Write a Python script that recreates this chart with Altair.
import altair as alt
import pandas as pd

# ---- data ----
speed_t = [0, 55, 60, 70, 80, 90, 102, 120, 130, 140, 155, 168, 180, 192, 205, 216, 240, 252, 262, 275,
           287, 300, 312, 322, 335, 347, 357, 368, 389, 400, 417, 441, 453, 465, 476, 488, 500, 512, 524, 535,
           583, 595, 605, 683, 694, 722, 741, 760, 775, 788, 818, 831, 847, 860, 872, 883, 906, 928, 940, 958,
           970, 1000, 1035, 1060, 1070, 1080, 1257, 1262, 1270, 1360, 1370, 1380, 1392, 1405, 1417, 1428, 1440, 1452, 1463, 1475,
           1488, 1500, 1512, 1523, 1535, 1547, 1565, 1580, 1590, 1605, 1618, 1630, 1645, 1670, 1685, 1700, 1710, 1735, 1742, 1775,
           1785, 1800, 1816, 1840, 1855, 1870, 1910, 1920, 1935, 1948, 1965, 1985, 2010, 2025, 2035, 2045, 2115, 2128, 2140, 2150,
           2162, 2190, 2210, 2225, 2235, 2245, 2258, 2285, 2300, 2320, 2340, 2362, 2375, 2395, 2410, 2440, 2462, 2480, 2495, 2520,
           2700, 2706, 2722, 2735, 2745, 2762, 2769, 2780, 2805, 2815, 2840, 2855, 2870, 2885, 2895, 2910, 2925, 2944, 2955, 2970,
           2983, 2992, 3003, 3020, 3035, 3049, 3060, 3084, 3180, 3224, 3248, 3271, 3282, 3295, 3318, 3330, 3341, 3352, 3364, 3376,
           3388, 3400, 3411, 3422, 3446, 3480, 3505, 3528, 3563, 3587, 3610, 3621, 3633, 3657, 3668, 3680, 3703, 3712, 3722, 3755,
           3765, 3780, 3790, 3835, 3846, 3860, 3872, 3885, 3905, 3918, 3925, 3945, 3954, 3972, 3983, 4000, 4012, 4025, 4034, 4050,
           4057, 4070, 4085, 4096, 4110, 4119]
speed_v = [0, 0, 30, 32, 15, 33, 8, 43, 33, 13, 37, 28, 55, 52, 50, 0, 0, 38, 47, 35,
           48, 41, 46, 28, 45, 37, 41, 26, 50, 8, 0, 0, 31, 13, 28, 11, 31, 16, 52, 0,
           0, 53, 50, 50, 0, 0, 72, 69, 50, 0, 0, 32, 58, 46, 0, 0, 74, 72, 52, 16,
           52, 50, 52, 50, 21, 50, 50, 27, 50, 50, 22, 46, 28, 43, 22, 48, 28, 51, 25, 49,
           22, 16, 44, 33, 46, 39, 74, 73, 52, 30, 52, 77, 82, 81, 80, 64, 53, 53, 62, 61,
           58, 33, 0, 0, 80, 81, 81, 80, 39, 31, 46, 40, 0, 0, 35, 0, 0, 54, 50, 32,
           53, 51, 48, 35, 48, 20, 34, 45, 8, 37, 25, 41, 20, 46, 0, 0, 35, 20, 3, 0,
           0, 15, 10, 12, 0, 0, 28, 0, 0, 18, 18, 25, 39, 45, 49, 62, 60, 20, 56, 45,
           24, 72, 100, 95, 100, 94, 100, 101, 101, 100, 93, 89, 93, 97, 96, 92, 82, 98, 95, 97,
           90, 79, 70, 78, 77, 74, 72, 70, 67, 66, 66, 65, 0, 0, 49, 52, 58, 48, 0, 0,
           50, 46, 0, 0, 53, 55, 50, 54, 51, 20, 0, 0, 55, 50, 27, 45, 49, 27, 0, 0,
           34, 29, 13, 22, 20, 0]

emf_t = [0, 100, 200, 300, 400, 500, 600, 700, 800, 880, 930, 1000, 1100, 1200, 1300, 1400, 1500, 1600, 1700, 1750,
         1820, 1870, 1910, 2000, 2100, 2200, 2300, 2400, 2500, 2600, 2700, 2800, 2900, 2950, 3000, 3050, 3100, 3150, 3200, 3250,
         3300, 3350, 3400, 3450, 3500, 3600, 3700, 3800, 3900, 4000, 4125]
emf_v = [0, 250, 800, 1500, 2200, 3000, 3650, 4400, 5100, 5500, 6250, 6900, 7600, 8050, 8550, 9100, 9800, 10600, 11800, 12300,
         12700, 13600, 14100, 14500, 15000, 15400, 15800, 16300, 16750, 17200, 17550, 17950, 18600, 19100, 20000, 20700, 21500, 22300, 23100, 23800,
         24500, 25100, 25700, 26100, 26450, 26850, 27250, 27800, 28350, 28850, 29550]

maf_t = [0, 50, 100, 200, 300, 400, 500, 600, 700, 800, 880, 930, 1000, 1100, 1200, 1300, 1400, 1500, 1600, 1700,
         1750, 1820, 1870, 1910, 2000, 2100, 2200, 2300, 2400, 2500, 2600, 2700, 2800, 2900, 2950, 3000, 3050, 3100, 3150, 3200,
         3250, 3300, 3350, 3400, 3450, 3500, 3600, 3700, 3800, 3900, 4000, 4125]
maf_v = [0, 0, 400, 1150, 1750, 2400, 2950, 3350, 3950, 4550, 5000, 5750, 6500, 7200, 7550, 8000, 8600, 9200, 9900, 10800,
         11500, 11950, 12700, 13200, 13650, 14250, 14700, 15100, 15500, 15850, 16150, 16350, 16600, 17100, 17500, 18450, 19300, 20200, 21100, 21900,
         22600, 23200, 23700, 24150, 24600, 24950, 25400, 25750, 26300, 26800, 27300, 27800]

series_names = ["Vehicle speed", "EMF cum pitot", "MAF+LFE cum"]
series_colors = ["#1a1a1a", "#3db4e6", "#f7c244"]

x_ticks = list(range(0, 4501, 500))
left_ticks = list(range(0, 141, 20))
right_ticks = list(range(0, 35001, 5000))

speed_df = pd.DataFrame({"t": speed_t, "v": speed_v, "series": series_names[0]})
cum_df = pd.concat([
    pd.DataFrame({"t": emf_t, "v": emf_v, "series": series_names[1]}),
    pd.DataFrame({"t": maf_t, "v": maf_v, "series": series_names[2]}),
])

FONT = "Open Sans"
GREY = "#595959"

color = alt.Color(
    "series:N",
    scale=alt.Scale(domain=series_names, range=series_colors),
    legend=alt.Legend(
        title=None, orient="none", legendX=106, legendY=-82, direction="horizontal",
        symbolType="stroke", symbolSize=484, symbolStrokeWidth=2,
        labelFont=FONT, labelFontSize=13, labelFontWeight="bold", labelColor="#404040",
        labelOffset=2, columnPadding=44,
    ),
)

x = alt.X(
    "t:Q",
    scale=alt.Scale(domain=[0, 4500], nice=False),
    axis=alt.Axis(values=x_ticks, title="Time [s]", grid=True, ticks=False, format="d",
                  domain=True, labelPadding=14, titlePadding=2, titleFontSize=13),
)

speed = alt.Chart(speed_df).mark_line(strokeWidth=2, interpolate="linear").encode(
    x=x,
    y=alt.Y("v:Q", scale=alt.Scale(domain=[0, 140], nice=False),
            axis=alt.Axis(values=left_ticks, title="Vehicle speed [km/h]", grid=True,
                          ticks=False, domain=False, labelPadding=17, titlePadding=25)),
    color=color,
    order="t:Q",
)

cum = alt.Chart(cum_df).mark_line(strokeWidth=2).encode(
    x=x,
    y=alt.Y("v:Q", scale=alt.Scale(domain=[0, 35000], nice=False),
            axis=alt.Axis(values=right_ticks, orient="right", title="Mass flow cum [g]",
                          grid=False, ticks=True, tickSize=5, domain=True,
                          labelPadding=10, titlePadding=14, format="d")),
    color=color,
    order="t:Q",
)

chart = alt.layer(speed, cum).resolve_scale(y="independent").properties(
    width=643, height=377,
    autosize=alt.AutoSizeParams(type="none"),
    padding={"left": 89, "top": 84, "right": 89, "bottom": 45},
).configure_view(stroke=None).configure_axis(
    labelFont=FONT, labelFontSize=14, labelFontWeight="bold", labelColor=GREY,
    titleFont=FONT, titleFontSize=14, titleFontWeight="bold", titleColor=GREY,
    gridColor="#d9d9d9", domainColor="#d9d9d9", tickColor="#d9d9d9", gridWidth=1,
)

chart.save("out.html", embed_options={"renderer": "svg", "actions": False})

----

• _INSTRUCTIONS TO FOLLOW_
Restate, word for word and with nothing added, the lines from the first line of the listing through the one where "import pandas as pd" stands.

• _WORKED ANSWER_
Write a Python script that recreates this chart with Altair.
import altair as alt
import pandas as pd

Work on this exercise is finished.